§ INSTRUCTIONS TO FOLLOW: Leaving the pictures out, print the lines from the first line of the listing through the line containing "(docaim) at (241,217);", exactly as they read, and no others.

§ AVAILABLE DATA:
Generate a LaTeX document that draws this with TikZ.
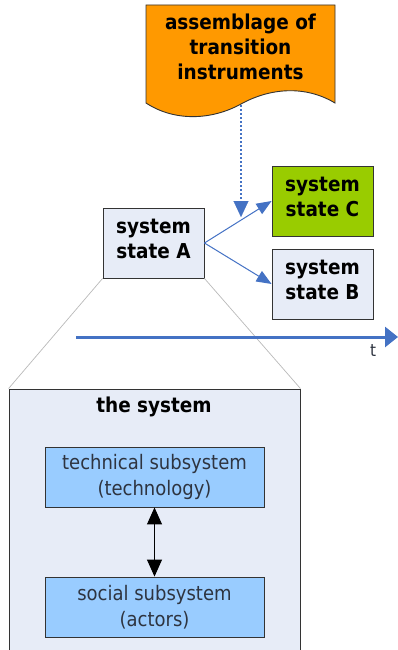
\documentclass[tikz,border=0pt]{standalone}
\usepackage{fontspec}
\setmainfont{DejaVu Sans Condensed}
\usetikzlibrary{arrows.meta}
\definecolor{docorange}{HTML}{FF9900}
\definecolor{stategreen}{HTML}{99CC00}
\definecolor{paleblue}{HTML}{E7ECF7}
\definecolor{subblue}{HTML}{99CCFF}
\definecolor{flowblue}{HTML}{4472C4}
\definecolor{edgegray}{HTML}{333333}
\definecolor{textslate}{HTML}{2E3440}
\tikzset{
  statebox/.style={draw=edgegray, line width=0.9pt, fill=paleblue,
    minimum width=101pt, minimum height=70pt, inner sep=0pt,
    text depth=9pt,
    align=center, font=\bfseries\fontsize{20.5}{25}\selectfont},
  subbox/.style={draw=edgegray, line width=0.9pt, fill=subblue,
    minimum width=219pt, minimum height=60pt, inner sep=0pt,
    align=center, text=textslate, font=\fontsize{20}{26}\selectfont},
  flow/.style={flowblue, line width=1pt, -{Triangle[length=15pt,width=12pt]}},
  guide/.style={draw=gray!55, line width=0.7pt},
}
\begin{document}
\begin{tikzpicture}[x=1pt, y=-1pt]
  \useasboundingbox (0,0) rectangle (398,650);
  \clip (0,0) rectangle (398,650);

  % document shape with the wavy lower edge
  \draw[fill=docorange, draw=edgegray, line width=0.9pt]
    (146,5) -- (335,5) -- (335,103)
    .. controls (305,85) and (270,88) .. (241,104)
    .. controls (212,120) and (175,122) .. (146,103) -- cycle;
  \node[align=center, font=\bfseries\fontsize{20.5}{25}\selectfont]
    (instr) at (240.5,47) {assemblage of\\transition\\instruments};
  \coordinate (docfoot) at (241,105);
  \coordinate (dotend) at (241,201);
  \coordinate (docaim) at (241,217);

  % system states
  \node[statebox] (A) at (153.5,243) {system\\state A};
  \node[statebox, fill=stategreen] (C) at (322.5,201) {system\\state C};
  \node[statebox] (B) at (322.5,284) {system\\state B};

  % the system and its subsystems
  \node[draw=edgegray, line width=0.9pt, fill=paleblue,
        minimum width=291pt, minimum height=290pt, inner sep=0pt]
    (sys) at (154.5,534) {};
  \node[font=\bfseries\fontsize{20.5}{26}\selectfont] (systitle) at (154,407) {the system};
  \node[subbox] (tech) at (154.5,477) {technical subsystem\\(technology)};
  \node[subbox] (social) at (154.5,607) {social subsystem\\(actors)};

  % guide lines from state A to the system
  \draw[guide] (A.south west) -- (sys.north west);
  \draw[guide] (A.south east) -- (sys.north east);

  % transitions
  \draw[flow] (A.east) -- (C.west);
  \draw[flow] (A.east) -- (B.west);
  \draw[flowblue, line width=1.5pt, dash pattern=on 2pt off 2pt]
    (docfoot) -- (dotend);
  \draw[flowblue, line width=0.1pt, -{Triangle[length=16pt,width=15pt]}]
    (dotend) -- (docaim);

  % time axis
  \coordinate (tstart) at (76,337);
  \coordinate (tend) at (398,337);
  \draw[flowblue, line width=3pt, -{Triangle[length=13pt,width=20pt]}] (tstart) -- (tend);
  \node[font=\fontsize{17}{20}\selectfont, text=textslate] (tlabel) at (373,351) {t};

  % link between subsystems
  \draw[line width=1pt, {Triangle[length=17pt,width=15pt]}-{Triangle[length=17pt,width=15pt]}]
    (tech.south) -- (social.north);
\end{tikzpicture}
\end{document}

§ WRITTEN ANSWER:
Generate a LaTeX document that draws this with TikZ.
\documentclass[tikz,border=0pt]{standalone}
\usepackage{fontspec}
\setmainfont{DejaVu Sans Condensed}
\usetikzlibrary{arrows.meta}
\definecolor{docorange}{HTML}{FF9900}
\definecolor{stategreen}{HTML}{99CC00}
\definecolor{paleblue}{HTML}{E7ECF7}
\definecolor{subblue}{HTML}{99CCFF}
\definecolor{flowblue}{HTML}{4472C4}
\definecolor{edgegray}{HTML}{333333}
\definecolor{textslate}{HTML}{2E3440}
\tikzset{
  statebox/.style={draw=edgegray, line width=0.9pt, fill=paleblue,
    minimum width=101pt, minimum height=70pt, inner sep=0pt,
    text depth=9pt,
    align=center, font=\bfseries\fontsize{20.5}{25}\selectfont},
  subbox/.style={draw=edgegray, line width=0.9pt, fill=subblue,
    minimum width=219pt, minimum height=60pt, inner sep=0pt,
    align=center, text=textslate, font=\fontsize{20}{26}\selectfont},
  flow/.style={flowblue, line width=1pt, -{Triangle[length=15pt,width=12pt]}},
  guide/.style={draw=gray!55, line width=0.7pt},
}
\begin{document}
\begin{tikzpicture}[x=1pt, y=-1pt]
  \useasboundingbox (0,0) rectangle (398,650);
  \clip (0,0) rectangle (398,650);

  % document shape with the wavy lower edge
  \draw[fill=docorange, draw=edgegray, line width=0.9pt]
    (146,5) -- (335,5) -- (335,103)
    .. controls (305,85) and (270,88) .. (241,104)
    .. controls (212,120) and (175,122) .. (146,103) -- cycle;
  \node[align=center, font=\bfseries\fontsize{20.5}{25}\selectfont]
    (instr) at (240.5,47) {assemblage of\\transition\\instruments};
  \coordinate (docfoot) at (241,105);
  \coordinate (dotend) at (241,201);
  \coordinate (docaim) at (241,217);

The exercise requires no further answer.